What is being asked: Skipping all pictures, set down the lines of the listing from the first through the one with "width=192pt,minimum height=51pt] (rw2)".

Provided data:
____

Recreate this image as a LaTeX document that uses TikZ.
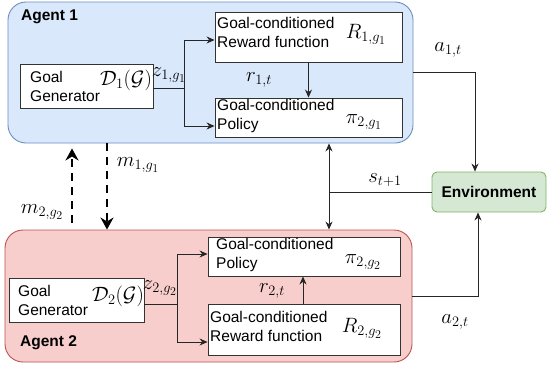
\documentclass[tikz,border=0pt]{standalone}
\usepackage[no-math]{fontspec}
\setmainfont{Liberation Sans}
\usetikzlibrary{arrows.meta}
\definecolor{agentafill}{HTML}{DAE8FC}
\definecolor{agentaline}{HTML}{6C8EBF}
\definecolor{agentbfill}{HTML}{F8CECC}
\definecolor{agentbline}{HTML}{B85450}
\definecolor{envfill}{HTML}{D5E8D4}
\definecolor{envline}{HTML}{82B366}

\begin{document}
\begin{tikzpicture}[x=1pt,y=-1pt,>={Stealth[length=8pt,width=7pt]},
  agent/.style={draw,rounded corners=18pt,line width=0.9pt},
  block/.style={draw=black!80,fill=white,line width=0.9pt},
  txt/.style={anchor=west,align=left,inner sep=0pt,font=\fontsize{15.5}{19}\selectfont},
  head/.style={anchor=west,inner sep=0pt,font=\bfseries\fontsize{15.5}{18}\selectfont},
  mlbl/.style={inner sep=0pt,font=\fontsize{20.74}{23}\selectfont},
  conn/.style={->,draw=black!85,line width=0.8pt},
  msg/.style={-{Stealth[length=12pt,width=13pt]},line width=2.6pt,dash pattern=on 8pt off 6pt}]
  \useasboundingbox (0,0) rectangle (548,367);

  \node[agent,fill=agentafill,draw=agentaline,minimum width=405pt,minimum height=141pt] (ag1) at (210.5,72.5) {};
  \node[agent,fill=agentbfill,draw=agentbline,minimum width=407pt,minimum height=132pt] (ag2) at (208.5,296) {};
  \node[draw=envline,fill=envfill,rounded corners=5pt,line width=0.9pt,minimum width=114pt,minimum height=40pt,
        font=\bfseries\fontsize{15.5}{18}\selectfont] (env) at (489,192) {Environment};

  \node[head] (ag1l) at (21,17) {Agent 1};
  \node[head] (ag2l) at (20,343) {Agent 2};

  \node[block,minimum width=133pt,minimum height=44pt] (gg1) at (86.5,86) {};
  \node[block,minimum width=187pt,minimum height=50pt] (rw1) at (308.5,37) {};
  \node[block,minimum width=187pt,minimum height=39pt] (pol1) at (308.5,117.5) {};
  \node[block,minimum width=135pt,minimum height=44pt] (gg2) at (76.5,300) {};
  \node[block,minimum width=192pt,minimum height=39pt] (pol2) at (304,256.5) {};
  \node[block,minimum width=192pt,minimum height=51pt] (rw2) at (304,329.5) {};

  \node[txt] (gg1t) at (30,86.5) {Goal\\Generator};
  \node[txt] (rw1t) at (217,32) {Goal-conditioned\\Reward function};
  \node[txt] (pol1t) at (217,116) {Goal-conditioned\\Policy};
  \node[txt] (gg2t) at (18,300) {Goal\\Generator};
  \node[txt] (pol2t) at (216,255) {Goal-conditioned\\Policy};
  \node[txt] (rw2t) at (210,326) {Goal-conditioned\\Reward function};

  \node[mlbl] (d1) at (126,80) {$\mathcal{D}_1(\mathcal{G})$};
  \node[mlbl] (z1) at (169,75) {$z_{1,g_1}$};
  \node[mlbl] (R1) at (366,34) {$R_{1,g_1}$};
  \node[mlbl] (pi1) at (364,122) {$\pi_{2,g_1}$};
  \node[mlbl] (r1) at (259,80) {$r_{1,t}$};
  \node[mlbl] (a1) at (448,50) {$a_{1,t}$};
  \node[mlbl] (s1) at (385,180) {$s_{t+1}$};
  \node[mlbl] (m1) at (138,165) {$m_{1,g_1}$};
  \node[mlbl] (m2) at (42,212) {$m_{2,g_2}$};
  \node[mlbl] (d2) at (118,296) {$\mathcal{D}_2(\mathcal{G})$};
  \node[mlbl] (z2) at (160,288) {$z_{2,g_2}$};
  \node[mlbl] (pi2) at (363,262) {$\pi_{2,g_2}$};
  \node[mlbl] (R2) at (362,328) {$R_{2,g_2}$};
  \node[mlbl] (r2) at (272,291) {$r_{2,t}$};
  \node[mlbl] (a2) at (455,322) {$a_{2,t}$};

  \coordinate (br1) at (184,88);
  \coordinate (br2) at (177,304);
  \coordinate (sj) at (329,194);
  \coordinate (m2s) at (72,223);
  \coordinate (m1s) at (107,143);

  \draw[conn,-] (gg1.east |- br1) -- (br1);
  \draw[conn] (br1) |- ([yshift=-3pt]rw1.west);
  \draw[conn] (br1) |- ([yshift=-8.5pt]pol1.west);
  \draw[conn] (rw1.south) -- (pol1.north);
  \draw[conn,-] (gg2.east |- br2) -- (br2);
  \draw[conn] (br2) |- ([yshift=2.5pt]pol2.west);
  \draw[conn] (br2) |- ([yshift=-12.5pt]rw2.west);
  \draw[conn] ([xshift=-1pt]rw2.north) -- ([xshift=-1pt]pol2.south);
  \draw[conn] (ag1.east) -| ([xshift=-14pt]env.north);
  \draw[conn] (ag2.east) -| ([xshift=-11pt]env.south);
  \draw[conn,-] (env.west) -- (env.west -| sj);
  \draw[conn] (env.west -| sj) -- (ag1.south -| sj);
  \draw[conn] (env.west -| sj) -- (ag2.north -| sj);
  \draw[msg,shorten >=5pt] (m2s) -- (m2s |- ag1.south);
  \draw[msg] (m1s) -- (m1s |- ag2.north);
\end{tikzpicture}
\end{document}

____

Expected answer:
Recreate this image as a LaTeX document that uses TikZ.
\documentclass[tikz,border=0pt]{standalone}
\usepackage[no-math]{fontspec}
\setmainfont{Liberation Sans}
\usetikzlibrary{arrows.meta}
\definecolor{agentafill}{HTML}{DAE8FC}
\definecolor{agentaline}{HTML}{6C8EBF}
\definecolor{agentbfill}{HTML}{F8CECC}
\definecolor{agentbline}{HTML}{B85450}
\definecolor{envfill}{HTML}{D5E8D4}
\definecolor{envline}{HTML}{82B366}

\begin{document}
\begin{tikzpicture}[x=1pt,y=-1pt,>={Stealth[length=8pt,width=7pt]},
  agent/.style={draw,rounded corners=18pt,line width=0.9pt},
  block/.style={draw=black!80,fill=white,line width=0.9pt},
  txt/.style={anchor=west,align=left,inner sep=0pt,font=\fontsize{15.5}{19}\selectfont},
  head/.style={anchor=west,inner sep=0pt,font=\bfseries\fontsize{15.5}{18}\selectfont},
  mlbl/.style={inner sep=0pt,font=\fontsize{20.74}{23}\selectfont},
  conn/.style={->,draw=black!85,line width=0.8pt},
  msg/.style={-{Stealth[length=12pt,width=13pt]},line width=2.6pt,dash pattern=on 8pt off 6pt}]
  \useasboundingbox (0,0) rectangle (548,367);

  \node[agent,fill=agentafill,draw=agentaline,minimum width=405pt,minimum height=141pt] (ag1) at (210.5,72.5) {};
  \node[agent,fill=agentbfill,draw=agentbline,minimum width=407pt,minimum height=132pt] (ag2) at (208.5,296) {};
  \node[draw=envline,fill=envfill,rounded corners=5pt,line width=0.9pt,minimum width=114pt,minimum height=40pt,
        font=\bfseries\fontsize{15.5}{18}\selectfont] (env) at (489,192) {Environment};

  \node[head] (ag1l) at (21,17) {Agent 1};
  \node[head] (ag2l) at (20,343) {Agent 2};

  \node[block,minimum width=133pt,minimum height=44pt] (gg1) at (86.5,86) {};
  \node[block,minimum width=187pt,minimum height=50pt] (rw1) at (308.5,37) {};
  \node[block,minimum width=187pt,minimum height=39pt] (pol1) at (308.5,117.5) {};
  \node[block,minimum width=135pt,minimum height=44pt] (gg2) at (76.5,300) {};
  \node[block,minimum width=192pt,minimum height=39pt] (pol2) at (304,256.5) {};
  \node[block,minimum width=192pt,minimum height=51pt] (rw2) at (304,329.5) {};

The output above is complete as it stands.